Information and communication technologies have increasingly been used to support the exchange of measurements and control signals in industrial control systems, making them important applications of cyber-physical industrial control systems (CPICSs) such as electrical power systems and intelligent transportation systems. While the communication infrastructure significantly facilitates the transmission of vast amounts of data over wide geographical areas, it makes CPICSs vulnerable to cyber-attacks; protecting CPICSs of critical infrastructures from cyber-attacks is crucial and challenging. In order to secure CPICSs, a variety of open challenges need to be tackled, including cyber-physical system modelling approaches, advanced intrusion detection systems, and resilient estimation and control methods. Machine learning (ML) and its emerging algorithms offer the potential of dealing with large-scale data analysis, data processing and decision-making in the security of CPICSs.

This special issue publishes state-of-the-art ML-based solutions for the open challenges in securing CPICSs of critical infrastructures.

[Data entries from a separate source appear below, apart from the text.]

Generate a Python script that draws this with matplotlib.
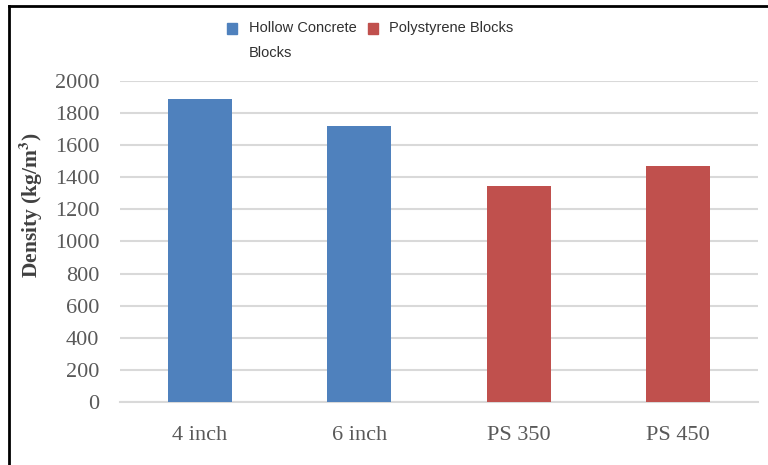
import matplotlib
matplotlib.use("Agg")
import matplotlib.pyplot as plt
from matplotlib.patches import Rectangle
from matplotlib.lines import Line2D

categories = ["4 inch", "6 inch", "PS 350", "PS 450"]
density = [1887, 1719, 1344, 1469]
series_of_bar = [0, 0, 1, 1]
series_names = ["Hollow Concrete\nBlocks", "Polystyrene Blocks"]
series_colors = ["#4F81BD", "#C0504D"]
y_ticks = [0, 200, 400, 600, 800, 1000, 1200, 1400, 1600, 1800, 2000]

W, H = 768, 465
fig = plt.figure(figsize=(W / 100, H / 100), dpi=100)
ax = fig.add_axes([120 / W, (H - 402) / H, 638 / W, 321 / H])

x = list(range(len(categories)))
ax.bar(x, density, width=0.4, color=[series_colors[s] for s in series_of_bar], zorder=3)

ax.set_xlim(-0.5, len(categories) - 0.5)
ax.set_ylim(0, 2000)
ax.set_yticks(y_ticks)
ax.set_xticks(x)
ax.set_xticklabels(categories)
ax.yaxis.grid(True, color="#D9D9D9", linewidth=1.5, zorder=0)
ax.set_axisbelow(True)
for s in ["top", "right", "left"]:
    ax.spines[s].set_visible(False)
ax.spines["bottom"].set_color("#D9D9D9")
ax.spines["bottom"].set_linewidth(1.5)
ax.tick_params(axis="both", length=0, labelcolor="#595959", labelsize=16)
ax.tick_params(axis="y", pad=15)
ax.tick_params(axis="x", pad=17)
for lab in ax.get_xticklabels() + ax.get_yticklabels():
    lab.set_fontfamily("Liberation Serif")

fig.text(31 / W, (H - 205) / H, "Density (kg/m$^{\\mathbf{3}}$)", rotation=90, ha="center", va="center",
         fontsize=15.5, fontweight="bold", family="Liberation Serif", color="#404040",
         math_fontfamily="stix")

# legend
leg_x = [227, 368]
text_x = [249, 389]
for i, name in enumerate(series_names):
    fig.patches.append(Rectangle((leg_x[i] / W, (H - 34) / H), 10 / W, 11 / H,
                                 transform=fig.transFigure, color=series_colors[i]))
    fig.text(text_x[i] / W, (H - 21) / H, name, ha="left", va="top", fontsize=10.5,
             family="Liberation Sans", color="#303030", linespacing=2.0)

# outer frame (left and top)
fig.add_artist(Line2D([9 / W, 9 / W], [0, (H - 6) / H], transform=fig.transFigure,
                      color="black", linewidth=2))
fig.add_artist(Line2D([9 / W, 1], [(H - 6) / H, (H - 6) / H], transform=fig.transFigure,
                      color="black", linewidth=2))

fig.savefig("out.png", dpi=100)
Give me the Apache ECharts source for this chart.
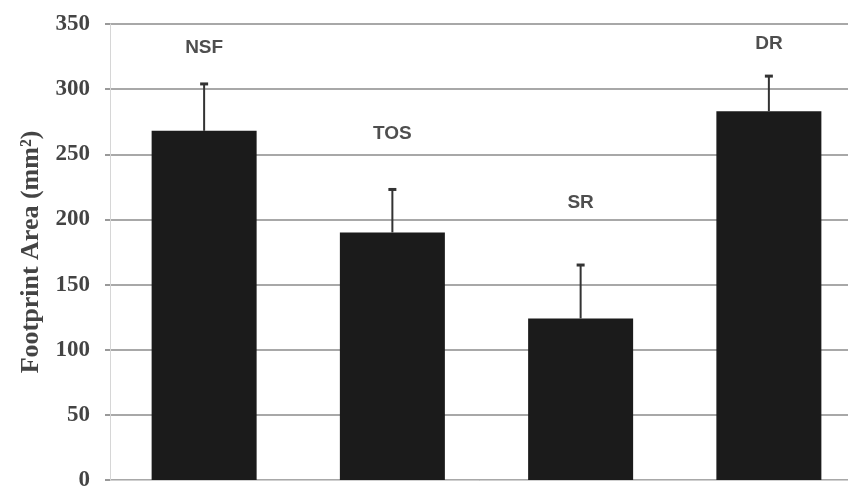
<!DOCTYPE html>
<html>
<head>
<meta charset="utf-8">
<script src="https://cdn.jsdelivr.net/npm/echarts@6/dist/echarts.min.js"></script>
<style>html,body{margin:0;padding:0;background:#fff}#c{width:848px;height:487px}</style>
</head>
<body>
<div id="c"></div>
<script>
var categories = ['NSF', 'TOS', 'SR', 'DR'];
var meanValues = [268, 190, 124, 283];
var upperErrors = [304, 223, 165, 310];
var labelHeights = [332, 266, 213, 335];
var yTicks = [0, 50, 100, 150, 200, 250, 300, 350];

var chart = echarts.init(document.getElementById('c'));
var errData = categories.map(function (c, i) { return [i, meanValues[i], upperErrors[i]]; });
var labelData = categories.map(function (c, i) { return [i, labelHeights[i], c]; });

chart.setOption({
  animation: false,
  grid: { left: 110, top: 24, right: -15, bottom: 7, containLabel: false, outerBoundsMode: 'none' },
  xAxis: {
    type: 'category',
    data: categories,
    axisLine: { show: true, lineStyle: { color: '#cfcfcf', width: 1 } },
    axisTick: { show: false },
    axisLabel: { show: false },
    splitLine: { show: false }
  },
  yAxis: {
    type: 'value',
    min: yTicks[0],
    max: yTicks[yTicks.length - 1],
    interval: 50,
    name: 'Footprint Area (mm\u00B2)',
    nameLocation: 'middle',
    nameRotate: 90,
    nameGap: 64,
    nameTextStyle: { fontFamily: 'Liberation Serif', fontWeight: 'bold', fontSize: 26, color: '#444' },
    axisLine: { show: true, lineStyle: { color: '#d6d6d6', width: 1 } },
    axisTick: { show: true, length: 5, lineStyle: { color: '#999', width: 2 } },
    axisLabel: { margin: 20, fontFamily: 'Liberation Serif', fontWeight: 'bold', fontSize: 23, color: '#444' },
    splitLine: { show: true, lineStyle: { color: '#a8a8a8', width: 2 } }
  },
  series: [
    {
      type: 'bar',
      data: meanValues,
      barWidth: 105,
      itemStyle: { color: '#1b1b1b' },
      z: 2
    },
    {
      type: 'custom',
      data: errData,
      z: 3,
      renderItem: function (params, api) {
        var x = api.value(0);
        var lo = api.coord([x, api.value(1)]);
        var hi = api.coord([x, api.value(2)]);
        var hw = 4;
        return {
          type: 'group',
          children: [
            { type: 'line', shape: { x1: lo[0], y1: lo[1], x2: hi[0], y2: hi[1] }, style: { stroke: '#333', lineWidth: 2 } },
            { type: 'line', shape: { x1: hi[0] - hw, y1: hi[1], x2: hi[0] + hw, y2: hi[1] }, style: { stroke: '#333', lineWidth: 3 } }
          ]
        };
      }
    },
    {
      type: 'scatter',
      data: labelData,
      symbolSize: 0,
      silent: true,
      label: {
        show: true,
        position: 'inside',
        formatter: function (p) { return p.value[2]; },
        fontFamily: 'Liberation Sans',
        fontWeight: 'bold',
        fontSize: 19,
        color: '#222'
      }
    }
  ]
});
</script>
</body>
</html>
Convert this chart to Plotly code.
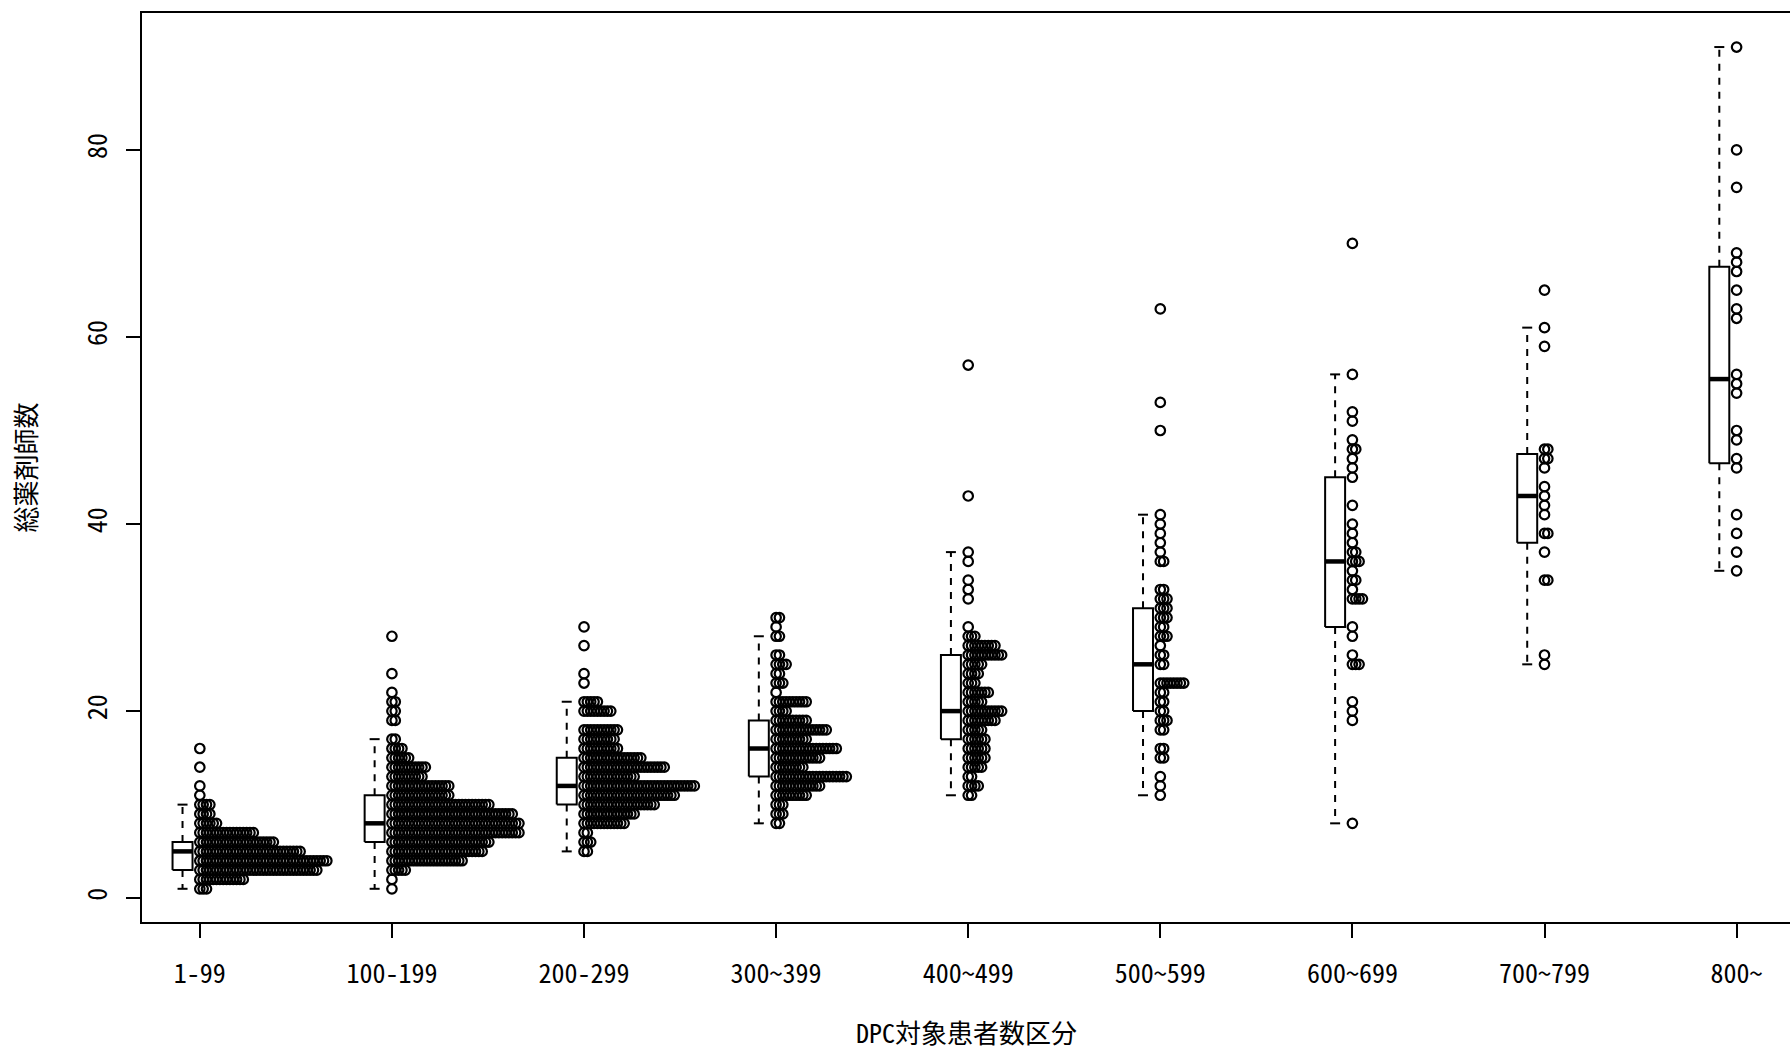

When modelling cyber-attacks in CPICSs, most of existing works consider using external disturbances, which follow certain assumptions. While it is not sufficient to model cyber-attacks simply as disturbances, the paper ‘Game theoretic vulnerability management for secondary frequency control of islanded microgrids against false data injection (FDI) attacks’ by S. Liu et al. considers the dynamic interaction between the smart attacker (the spoofer) and the defender the microgrid control centre (MGCC). The authors propose a stochastic game between the MGCC and the attacker for enhancing the vulnerability of the MGCC to FDI attack (wireless spoof attack).

As communication networks are implemented for information exchange between the master and slave sides of bilateral teleoperation systems, they are also exposed to cyber-attack threats. The paper ‘Mode-dependent switching control of bilateral teleoperation against random denial-of-service attacks’ by L. Hu et al. analyses the performance of bilateral teleoperation systems in the presence of random denial-of-service (DoS) attacks and constant transmission delays and proposes a mode-dependent switching controller to mitigate the influence of DoS attacks.

While machine-learning algorithms are helpful in identifying cyber-attacks such as network intrusion, common network intrusion datasets are negatively affected by class imbalance; the normal traffic behaviour constitutes most of the dataset, whereas intrusion traffic behaviour forms a significantly smaller portion. The paper ‘Network intrusion detection using ML approaches: Addressing data imbalance’ by R. Ahsan et al. conducts a comparative evaluation on the impact of data imbalance of various ML algorithms and presents a hybrid voting classifier to improve the results.

To improve the anomaly detection performance when imbalanced datasets are used, the paper ‘A comparative analysis of CGAN-based oversampling for anomaly detection’ by R. Ahsan et al. proposes a CGAN-based anomaly detection solution by taking both data-level and algorithm-level structures into considerations.

The papers selected for this Special Issue cover a diversity of ML-based solutions for securing CPICSs, such as cyber-physical energy systems and tele-robotic systems. Furthermore, novel solutions for the data imbalance challenge in cyber-layer intrusion detection systems are highlighted in this issue. In future, ML and reinforcement learning algorithms may attract significant interests in tackling challenges in large-scale data analysis, data processing and decision-making involved in the security of CPICSs.